• Stated task: Copy all lines below exactly as written. Leave pictures out.

• Recorded information:

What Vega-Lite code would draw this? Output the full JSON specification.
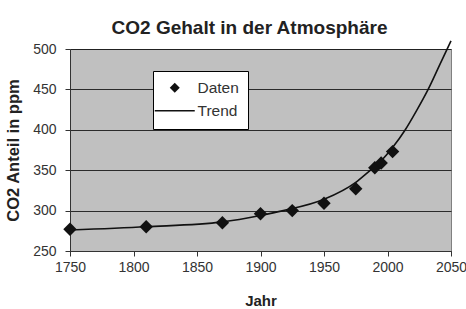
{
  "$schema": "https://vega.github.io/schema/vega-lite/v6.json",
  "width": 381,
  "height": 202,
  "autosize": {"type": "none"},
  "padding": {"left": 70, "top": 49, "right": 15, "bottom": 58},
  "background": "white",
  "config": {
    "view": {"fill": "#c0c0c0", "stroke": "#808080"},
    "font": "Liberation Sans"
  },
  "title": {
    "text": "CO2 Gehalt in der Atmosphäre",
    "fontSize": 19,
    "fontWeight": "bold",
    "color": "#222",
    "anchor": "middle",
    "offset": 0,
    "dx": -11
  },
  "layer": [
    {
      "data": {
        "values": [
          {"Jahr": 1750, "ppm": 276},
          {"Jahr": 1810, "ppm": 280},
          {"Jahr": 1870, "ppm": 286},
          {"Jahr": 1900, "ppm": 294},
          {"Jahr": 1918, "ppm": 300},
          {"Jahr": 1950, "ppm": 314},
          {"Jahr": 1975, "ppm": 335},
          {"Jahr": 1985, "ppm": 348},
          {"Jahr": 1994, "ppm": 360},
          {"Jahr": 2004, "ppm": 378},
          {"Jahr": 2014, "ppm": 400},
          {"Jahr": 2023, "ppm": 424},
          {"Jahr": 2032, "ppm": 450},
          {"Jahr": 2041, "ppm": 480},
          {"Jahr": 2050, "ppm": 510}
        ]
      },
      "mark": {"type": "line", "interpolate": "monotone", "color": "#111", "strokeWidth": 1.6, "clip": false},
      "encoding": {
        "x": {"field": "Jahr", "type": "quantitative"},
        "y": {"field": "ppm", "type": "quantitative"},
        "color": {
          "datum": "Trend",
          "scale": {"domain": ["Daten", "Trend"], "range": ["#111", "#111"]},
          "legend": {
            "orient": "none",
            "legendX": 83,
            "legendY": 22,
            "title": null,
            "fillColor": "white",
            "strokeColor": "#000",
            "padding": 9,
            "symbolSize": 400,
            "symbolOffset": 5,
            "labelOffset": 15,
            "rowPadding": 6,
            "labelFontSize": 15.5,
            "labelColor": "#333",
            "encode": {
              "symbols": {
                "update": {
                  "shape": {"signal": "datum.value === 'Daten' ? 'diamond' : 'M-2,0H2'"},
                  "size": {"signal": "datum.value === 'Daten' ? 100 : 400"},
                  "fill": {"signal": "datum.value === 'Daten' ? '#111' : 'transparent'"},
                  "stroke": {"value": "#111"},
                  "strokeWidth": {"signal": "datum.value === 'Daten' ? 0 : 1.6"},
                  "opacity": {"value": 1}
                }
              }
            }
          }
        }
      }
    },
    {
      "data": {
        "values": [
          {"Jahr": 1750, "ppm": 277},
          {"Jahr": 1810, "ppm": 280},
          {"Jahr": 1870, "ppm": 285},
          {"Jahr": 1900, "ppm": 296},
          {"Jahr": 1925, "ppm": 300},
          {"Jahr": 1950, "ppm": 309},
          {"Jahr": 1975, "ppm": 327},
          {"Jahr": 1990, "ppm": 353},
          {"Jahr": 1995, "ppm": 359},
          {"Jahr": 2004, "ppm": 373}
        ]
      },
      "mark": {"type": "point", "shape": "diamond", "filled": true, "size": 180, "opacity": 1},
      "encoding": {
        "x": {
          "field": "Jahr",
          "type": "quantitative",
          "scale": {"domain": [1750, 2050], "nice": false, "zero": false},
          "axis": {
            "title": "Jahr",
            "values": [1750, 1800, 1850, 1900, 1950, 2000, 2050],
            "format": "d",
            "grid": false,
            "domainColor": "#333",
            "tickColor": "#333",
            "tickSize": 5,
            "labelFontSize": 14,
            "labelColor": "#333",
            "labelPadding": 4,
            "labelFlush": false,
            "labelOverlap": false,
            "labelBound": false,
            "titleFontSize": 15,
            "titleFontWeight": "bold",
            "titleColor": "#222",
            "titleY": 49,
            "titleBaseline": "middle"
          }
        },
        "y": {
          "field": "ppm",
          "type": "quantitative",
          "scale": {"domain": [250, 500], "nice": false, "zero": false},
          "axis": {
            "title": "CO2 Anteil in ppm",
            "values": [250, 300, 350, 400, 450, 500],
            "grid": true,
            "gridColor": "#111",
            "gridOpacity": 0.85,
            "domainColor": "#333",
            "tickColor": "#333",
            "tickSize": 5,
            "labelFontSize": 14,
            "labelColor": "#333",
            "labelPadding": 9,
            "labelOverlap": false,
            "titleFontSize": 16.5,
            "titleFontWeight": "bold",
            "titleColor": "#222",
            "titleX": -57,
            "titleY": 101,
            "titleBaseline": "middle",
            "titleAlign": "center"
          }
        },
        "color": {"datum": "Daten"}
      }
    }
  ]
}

• Reply:
What Vega-Lite code would draw this? Output the full JSON specification.
{
  "$schema": "https://vega.github.io/schema/vega-lite/v6.json",
  "width": 381,
  "height": 202,
  "autosize": {"type": "none"},
  "padding": {"left": 70, "top": 49, "right": 15, "bottom": 58},
  "background": "white",
  "config": {
    "view": {"fill": "#c0c0c0", "stroke": "#808080"},
    "font": "Liberation Sans"
  },
  "title": {
    "text": "CO2 Gehalt in der Atmosphäre",
    "fontSize": 19,
    "fontWeight": "bold",
    "color": "#222",
    "anchor": "middle",
    "offset": 0,
    "dx": -11
  },
  "layer": [
    {
      "data": {
        "values": [
          {"Jahr": 1750, "ppm": 276},
          {"Jahr": 1810, "ppm": 280},
          {"Jahr": 1870, "ppm": 286},
          {"Jahr": 1900, "ppm": 294},
          {"Jahr": 1918, "ppm": 300},
          {"Jahr": 1950, "ppm": 314},
          {"Jahr": 1975, "ppm": 335},
          {"Jahr": 1985, "ppm": 348},
          {"Jahr": 1994, "ppm": 360},
          {"Jahr": 2004, "ppm": 378},
          {"Jahr": 2014, "ppm": 400},
          {"Jahr": 2023, "ppm": 424},
          {"Jahr": 2032, "ppm": 450},
          {"Jahr": 2041, "ppm": 480},
          {"Jahr": 2050, "ppm": 510}
        ]
      },
      "mark": {"type": "line", "interpolate": "monotone", "color": "#111", "strokeWidth": 1.6, "clip": false},
      "encoding": {
        "x": {"field": "Jahr", "type": "quantitative"},
        "y": {"field": "ppm", "type": "quantitative"},
        "color": {
          "datum": "Trend",
          "scale": {"domain": ["Daten", "Trend"], "range": ["#111", "#111"]},
          "legend": {
            "orient": "none",
            "legendX": 83,
            "legendY": 22,
            "title": null,
            "fillColor": "white",
            "strokeColor": "#000",
            "padding": 9,
            "symbolSize": 400,
            "symbolOffset": 5,
            "labelOffset": 15,
            "rowPadding": 6,
            "labelFontSize": 15.5,
            "labelColor": "#333",
            "encode": {
              "symbols": {
                "update": {
                  "shape": {"signal": "datum.value === 'Daten' ? 'diamond' : 'M-2,0H2'"},
                  "size": {"signal": "datum.value === 'Daten' ? 100 : 400"},
                  "fill": {"signal": "datum.value === 'Daten' ? '#111' : 'transparent'"},
                  "stroke": {"value": "#111"},
                  "strokeWidth": {"signal": "datum.value === 'Daten' ? 0 : 1.6"},
                  "opacity": {"value": 1}
                }
              }
            }
          }
        }
      }
    },
    {
      "data": {
        "values": [
          {"Jahr": 1750, "ppm": 277},
          {"Jahr": 1810, "ppm": 280},
          {"Jahr": 1870, "ppm": 285},
          {"Jahr": 1900, "ppm": 296},
          {"Jahr": 1925, "ppm": 300},
          {"Jahr": 1950, "ppm": 309},
          {"Jahr": 1975, "ppm": 327},
          {"Jahr": 1990, "ppm": 353},
          {"Jahr": 1995, "ppm": 359},
          {"Jahr": 2004, "ppm": 373}
        ]
      },
      "mark": {"type": "point", "shape": "diamond", "filled": true, "size": 180, "opacity": 1},
      "encoding": {
        "x": {
          "field": "Jahr",
          "type": "quantitative",
          "scale": {"domain": [1750, 2050], "nice": false, "zero": false},
          "axis": {
            "title": "Jahr",
            "values": [1750, 1800, 1850, 1900, 1950, 2000, 2050],
            "format": "d",
            "grid": false,
            "domainColor": "#333",
            "tickColor": "#333",
            "tickSize": 5,
            "labelFontSize": 14,
            "labelColor": "#333",
            "labelPadding": 4,
            "labelFlush": false,
            "labelOverlap": false,
            "labelBound": false,
            "titleFontSize": 15,
            "titleFontWeight": "bold",
            "titleColor": "#222",
            "titleY": 49,
            "titleBaseline": "middle"
          }
        },
        "y": {
          "field": "ppm",
          "type": "quantitative",
          "scale": {"domain": [250, 500], "nice": false, "zero": false},
          "axis": {
            "title": "CO2 Anteil in ppm",
            "values": [250, 300, 350, 400, 450, 500],
            "grid": true,
            "gridColor": "#111",
            "gridOpacity": 0.85,
            "domainColor": "#333",
            "tickColor": "#333",
            "tickSize": 5,
            "labelFontSize": 14,
            "labelColor": "#333",
            "labelPadding": 9,
            "labelOverlap": false,
            "titleFontSize": 16.5,
            "titleFontWeight": "bold",
            "titleColor": "#222",
            "titleX": -57,
            "titleY": 101,
            "titleBaseline": "middle",
            "titleAlign": "center"
          }
        },
        "color": {"datum": "Daten"}
      }
    }
  ]
}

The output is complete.